Rohingya refugees from Myanmar to be offered jobs in Malaysia

Author: PM editorial | Date: 8 Feb 2017

Government project will protect refugees from exploitation as forced or illegal labour

A pilot project has been launched to allow Rohingya refugees from Myanmar to work in certain jobs in Malaysia.
 
The deputy prime minister of Malaysia, Ahmad Zahid Hamidi, announced the project would begin from March 1 with jobs for an initial 300 refugees who have fled the reported persecution of the Muslim minority Rohingya people in Myanmar.
 
Those chosen for the programme will be placed with employers in the plantation and manufacturing industries. No comment was made on whether other industries would also be brought on board to provide jobs.
 
“They will be able to gain skills and income to make a living before being relocated to a third country,” Zahid told Channel NewsAsia.
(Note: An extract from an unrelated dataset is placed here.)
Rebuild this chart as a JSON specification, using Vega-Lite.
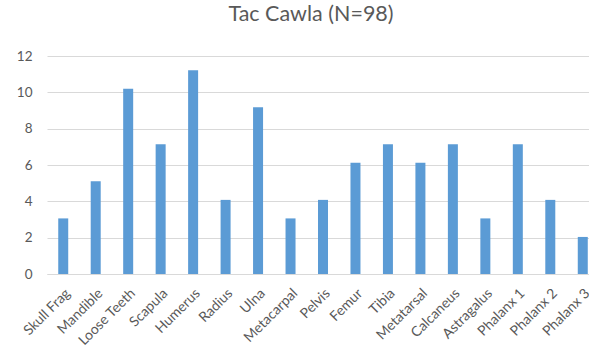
{
  "$schema": "https://vega.github.io/schema/vega-lite/v6.json",
  "autosize": "none",
  "width": 542,
  "height": 218,
  "padding": {"left": 47, "top": 56, "right": 0, "bottom": 74},
  "background": "white",
  "title": {
    "text": "Tac Cawla (N=98)",
    "font": "Lato",
    "fontSize": 21.5,
    "fontWeight": "normal",
    "color": "#595959",
    "anchor": "middle",
    "frame": "group",
    "offset": 24,
    "dx": -7
  },
  "data": {
    "values": [
      {"element": "Skull Frag", "pct": 3.06},
      {"element": "Mandible", "pct": 5.10},
      {"element": "Loose Teeth", "pct": 10.20},
      {"element": "Scapula", "pct": 7.14},
      {"element": "Humerus", "pct": 11.22},
      {"element": "Radius", "pct": 4.08},
      {"element": "Ulna", "pct": 9.18},
      {"element": "Metacarpal", "pct": 3.06},
      {"element": "Pelvis", "pct": 4.08},
      {"element": "Femur", "pct": 6.12},
      {"element": "Tibia", "pct": 7.14},
      {"element": "Metatarsal", "pct": 6.12},
      {"element": "Calcaneus", "pct": 7.14},
      {"element": "Astragalus", "pct": 3.06},
      {"element": "Phalanx 1", "pct": 7.14},
      {"element": "Phalanx 2", "pct": 4.08},
      {"element": "Phalanx 3", "pct": 2.04}
    ]
  },
  "mark": {"type": "bar", "color": "#5B9BD5", "size": 10},
  "encoding": {
    "x": {
      "field": "element",
      "type": "nominal",
      "sort": null,
      "title": null,
      "scale": {"range": [0, 552], "paddingInner": 0, "paddingOuter": 0},
      "axis": {
        "labelAngle": -45,
        "labelFont": "Lato",
        "labelFontSize": 14,
        "labelColor": "#595959",
        "labelPadding": 12,
        "labelOverlap": false,
        "ticks": false,
        "domainColor": "#D9D9D9",
        "domainWidth": 1,
        "grid": false
      }
    },
    "y": {
      "field": "pct",
      "type": "quantitative",
      "title": null,
      "scale": {"domain": [0, 12], "nice": false},
      "axis": {
        "values": [0, 2, 4, 6, 8, 10, 12],
        "labelFont": "Lato",
        "labelFontSize": 13.5,
        "labelColor": "#595959",
        "labelPadding": 15,
        "ticks": false,
        "domain": false,
        "gridColor": "#D9D9D9",
        "gridWidth": 1
      }
    }
  },
  "config": {"view": {"stroke": null}}
}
He said the new project would prevent the exploitation of Rohingya refugees as forced or illegal labour in Malaysia.
 
In December, Myanmar temporarily banned its citizens from heading to Malaysia for work after the Malaysian prime minister criticised its treatment of Rohingya Muslims.
 
To be eligible for the jobs, an individual’s refugee status must be validated by United Nations High Commissioner for Refugees (UNHCR) and they must undergo a health and security screening.
 
UNHCR statistics state that Malaysia is currently home to around 55,000 Rohingya refugees.
 
The non-governmental organisation Humanitarian Aid’s Rafik Shah Mohd Ismail told The Sun Daily: “The Rohingya entered Malaysia without any official travel documentation. They have to do odd jobs for survival, and earn RM1,000 a month if they are lucky. They have commitments to their family and have to pay rent. How can they survive if they are not given job opportunities?”
 
Glorene Fernandez, executive director of migrant rights group Tenaganita, told the International Business Times he welcomed the decision to let the refugees work but that it should not be limited to Rohingya. “We should not discriminate against other refugees. The project should be opened to all,” he said.